Wenn diese Ergebnisse vorliegen, wird auch die Analyse der Knochen und Zähne abgeschlossen sein. Die Funde aus der Innenstadt wird Reinhard Ziegler in eine der zahllosen Schubladen ins Magazin des Naturkundemuseums legen. Sie sind dann Stuttgarter Geschichte geworden.

Wie das Museum die Fundstücke archiviert

Fundorte Im Magazin des Naturkundemuseums haben die Forscher einen Stadtplan von Stuttgart aufgehängt, auf den blaue und rote Fähnchen aufgesteckt sind. Die Farbe Blau steht für jene Orte, an denen Überreste von Mammuts gefunden wurden, Rot steht für Fundstellen von Skeletten des Waldelefanten. Insgesamt sind über das Stadtgebiet verteilt 81Fundstellen bekannt. Die meisten Überreste wurden in der Nähe des Schlossgartens, entlang der Königstraße und in Bad Cannstatt entdeckt. Dies liegt auch daran, dass in der Innenstadt die Bautätigkeit am stärksten war und dabei immer wieder Knochen und Zähne gefunden wurden.

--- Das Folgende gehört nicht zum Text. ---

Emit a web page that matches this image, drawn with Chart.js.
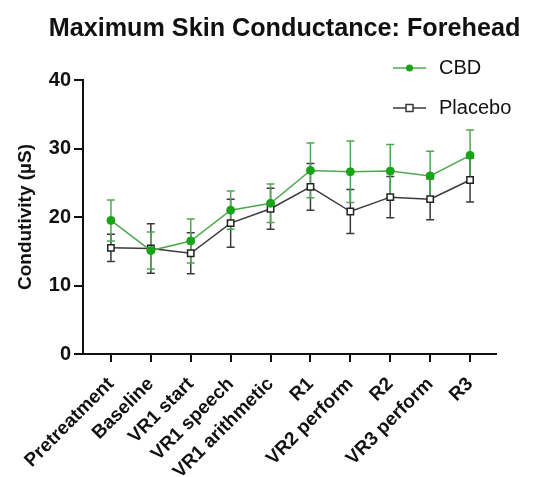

Die Überreste werden in den Schubladen des Magazins archiviert. Erstmals wurden 1700 in Bad Cannstatt Stoßzähne entdeckt.

Naturkundemuseum Im Haus am Löwentor sind Mammuts ausgestellt, deren Zeit demnächst abläuft: Die seinerzeit günstig erworbenen und auf der Basis von Styropor hergestellten Exemplare sollen spätestens 2014 durch neue Mammutnachbildungen ersetzt werden. Wer einen weiteren Einblick in die Lebenswelt der Mammuts bekommen will, findet einen Anhaltspunkt im sogenannten Bisondiorama - es zeigt jene Steppenlandschaft, durch die einst auch die Mammuts zogen.